Data Is Plural

... is a weekly newsletter of useful/curious datasets.

2022.10.12 edition

Work-related injury counts, US hydrography, rebel leaders, file formats, and wine economics.

Work-related injury counts. The US Occupational Safety and Health Administration requires many (but not all) businesses to track employees’ work-related injuries and illnesses. Larger companies and those in high-risk industries must electronically submit annual counts to the agency. Thanks to freedom-of-information lawsuits by Reveal and Public Citizen, OSHA began to publish business-level data from those electronic submissions in 2020. The records, which go back to 2016, include each business’s name, location, industry, employee count, and employee hours worked, plus their reported number of deaths, injuries, skin disorders, respiratory conditions, poisonings, hearing loss, and other illnesses.

US hydrography. The National Hydrography Dataset, maintained by the US Geological Survey, “represents the water drainage network of the United States with features such as rivers, streams, canals, lakes, ponds, coastline, dams, and streamgages.” You can download the NHD geospatial files by hydrologic unit or state, or for the entire nation. Related: A dataset of waterfalls and rapids in the contiguous US, linked to the NHD and sourced partly from Bryan Swan and Dean Goss’s World Waterfall Database. [h/t Malcolm Tunnell + Christopher Ingraham]

Rebel leaders. Benjamin Acosta et al.’s Rebel Organization Leaders Database “provides a wide range of biographical information on all top rebel, insurgent, and terrorist leaders who were active in civil wars between 1980 and 2011.” It includes each leader’s name, gender, education, religion, languages spoken, number of children, years in role, country fought against, cause of death, and much more. The database covers 425 individuals fighting against 80+ countries; the project also features written profiles for a sample of them.

File formats. The US National Archives’ Digital Preservation Framework describes the agency’s risk assessments and recommended preservation plans for 600+ file formats. The framework’s documentation places each format into one of 16 categories, such as “digital audio,” “spreadsheets,” “navigational charts,” and “software and code.” In August, the agency added “linked open data” representations of the plans for each format. [h/t Elizabeth England]

Wine economics. Researchers at the University of Adelaide’s Wine Economics Research Centre have compiled several longitudinal datasets.
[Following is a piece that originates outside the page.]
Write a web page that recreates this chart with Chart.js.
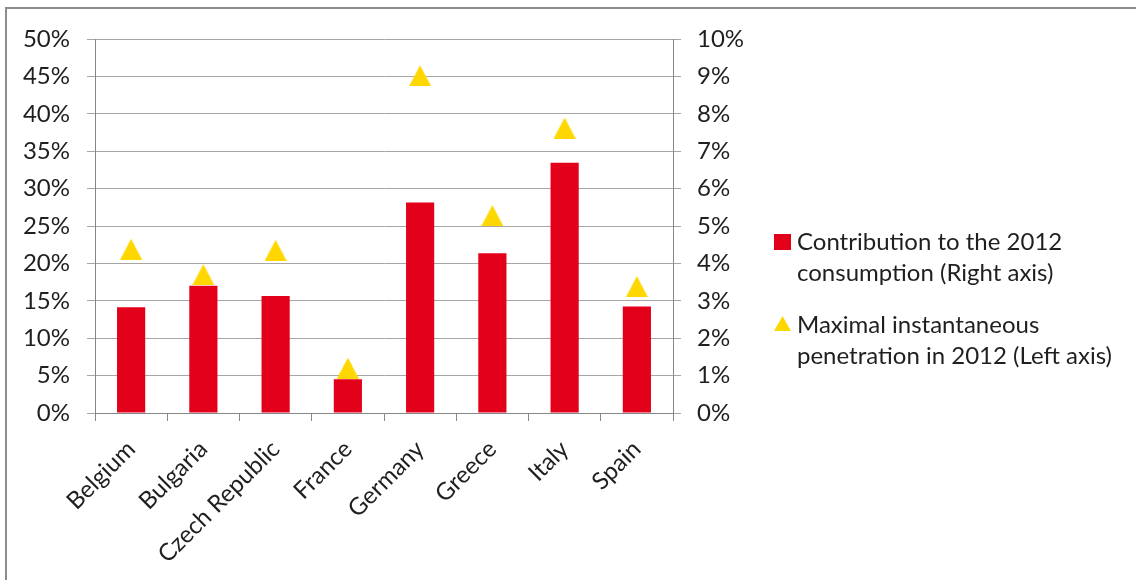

One, for example, quantifies the total area devoted to growing each grape variety in each country, 1960–2016. Another compiles various market statistics (e.g., national wine production, imports, exports) going back to 1835. Related: The International Organisation of Vine and Wine maintains a database of global and national statistics going back to 1995. As seen in: Jack Zhao’s exploration of the Adelaide data.